Treasury Investors Face Debt Deluge After Short-Term Securities Shortage
The Treasury and the Federal Reserve plan to sell as much as $116.5 billion in notes next week amid a scarcity of short-term debt in a market seeking lower-risk investments.
Treasury investors have faced a contraction in short-term securities as the government has stepped up the sale of longer- term debt in an effort to increase the average maturity of its holdings and keep borrowing costs near record lows. That has left few havens for investors concerned about the spread of Europe’s sovereign-debt crisis.
“There’s plenty of demand for Treasuries,” said Ray Remy, head of fixed-income trading in New York at Daiwa Capital Markets America Inc., one of 21 primary dealers obligated to bid in U.S. Treasury auctions. “The market is focused on Europe.”
The Fed is scheduled on Nov. 21 to sell up to $17.5 billion in notes maturing two years and less under a program market participants have dubbed Operation Twist, in which it is divesting $400 billion in short-term notes and purchasing the same amount of longer-term securities. The Fed will offer $8.75 billion in notes maturing February to July 2012 and another $8.75 billion of securities maturing March to November 2014.

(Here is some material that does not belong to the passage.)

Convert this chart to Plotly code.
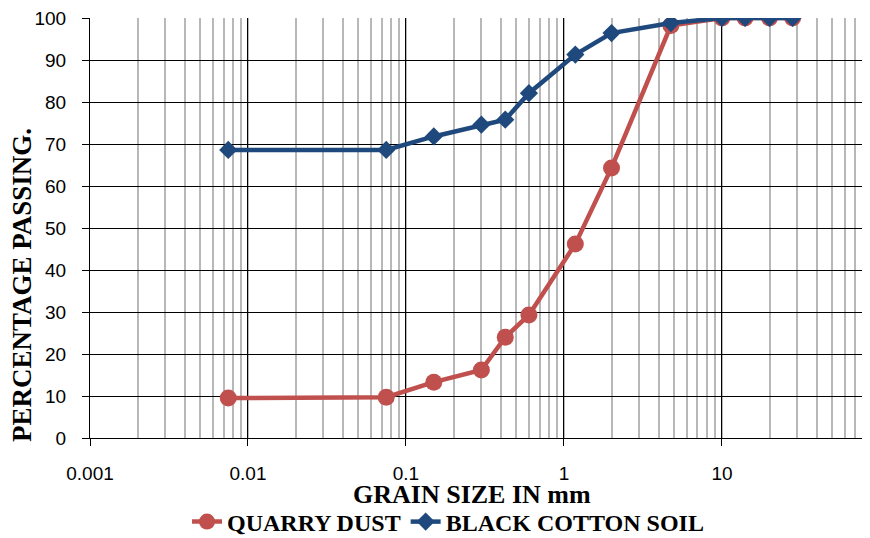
import plotly.graph_objects as go

grain_size = [0.0075, 0.075, 0.15, 0.3, 0.425, 0.6, 1.18, 2.0, 4.75, 10, 14, 20, 28]
quarry_dust = [9.5, 9.7, 13.3, 16.2, 24.0, 29.3, 46.2, 64.3, 98.2, 100, 100, 100, 100]
black_cotton_soil = [68.6, 68.6, 71.8, 74.6, 75.8, 82.1, 91.3, 96.4, 98.8, 100, 100, 100, 100]

x_ticks = [0.001, 0.01, 0.1, 1, 10]
x_tick_labels = ["0.001", "0.01", "0.1", "1", "10"]
y_ticks = list(range(0, 101, 10))

RED = "#C0504D"
BLUE = "#1F497D"
SERIF = "Liberation Serif, Times New Roman, serif"
SANS = "Liberation Sans, Arial, sans-serif"

# the page body has an 8px default margin; the figure is sized to fit inside it
fig = go.Figure()
fig.add_trace(go.Scatter(
    x=grain_size, y=quarry_dust, name="QUARRY DUST", mode="lines+markers",
    line=dict(color=RED, width=4.5),
    marker=dict(symbol="circle", size=17, color=RED),
))
fig.add_trace(go.Scatter(
    x=grain_size, y=black_cotton_soil, name="BLACK COTTON SOIL", mode="lines+markers",
    line=dict(color=BLUE, width=4.5),
    marker=dict(symbol="diamond", size=14, color=BLUE),
))

fig.update_layout(
    width=862, height=530,
    margin=dict(l=82, r=0, t=10, b=100, autoexpand=False),
    paper_bgcolor="white", plot_bgcolor="white",
    showlegend=True,
    legend=dict(orientation="h", x=0.459, xanchor="center", y=-0.2, yanchor="middle",
                font=dict(family=SERIF, size=24, color="black", weight="bold"),
                tracegroupgap=0),
    xaxis=dict(
        type="log", range=[-3, 1.937], automargin=False,
        tickvals=x_ticks, ticktext=x_tick_labels,
        tickfont=dict(family=SANS, size=19, color="black"),
        showgrid=True, gridcolor="black", gridwidth=1,
        ticks="outside", ticklen=7, tickcolor="black", tickwidth=1,
        ticklabelstandoff=11, ticklabeloverflow="allow",
        showline=True, linecolor="black", linewidth=1,
        minor=dict(dtick="D1", showgrid=True, gridcolor="#B8B8B8", gridwidth=2, ticks=""),
        zeroline=False,
    ),
    yaxis=dict(
        range=[0, 100], tickvals=y_ticks, automargin=False,
        tickfont=dict(family=SANS, size=19, color="black"),
        showgrid=True, gridcolor="black", gridwidth=1,
        ticks="outside", ticklen=7, tickcolor="black", tickwidth=1,
        ticklabelstandoff=12, ticklabeloverflow="allow",
        showline=True, linecolor="black", linewidth=1,
        zeroline=False,
    ),
    annotations=[
        dict(text="<b>PERCENTAGE PASSING.</b>", textangle=-90, xref="paper", yref="paper",
             x=(22 - 90) / 780, y=(438 - 285) / 420, xanchor="center", yanchor="middle",
             showarrow=False, font=dict(family=SERIF, size=27, color="black")),
        dict(text="<b>GRAIN SIZE IN mm</b>", xref="paper", yref="paper",
             x=(472 - 90) / 780, y=(438 - 494) / 420, xanchor="center", yanchor="middle",
             showarrow=False, font=dict(family=SERIF, size=26, color="black")),
    ],
)

fig.write_html("out.html")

The supply next week includes the possibility of a record $52.5 billion on Nov. 21, with the Treasury selling $35 billion in two-year notes. The Treasury will sell $35 billion in five- year notes on Nov. 22 and $29 billion in seven-year debt the next day. Its weekly total of $99 billion helps plug the gap at a time when it may issue about $72 billion less debt due within 12 months than it retires in December and January.
Treasury yields have remained low amid concern about contagion from Europe’s debt crisis and the slow pace of the U.S. economic recovery. The yield on the 10-year note dropped from a 2011 high of 3.77 percent on Feb. 9 and touched a record low of 1.67 percent on Sept. 23. It yielded 2.02 percent at 2:16 p.m. The yield on the two-year note dropped from a 2011 high of 0.89 percent to a low of 0.14 percent on Sept. 20. The yield today touched 0.27 percent, near a three-week high.
Shorter-term Treasury yields may gain about three basis points, or 0.03 percentage point, with next week’s supply, Remy said.
“It will put pressure on the front end of the market,” Remy said. “It’s a significant amount of securities in a holiday shortened week.”
The record for notes sold in one week is $129 billion during the week of April 26, 2010, when the U.S. auctioned $44 billion in two-year notes, $42 billion in five-year securities, $32 billion in seven-year debt and $11 billion in five-year Treasury Inflation Protected Securities.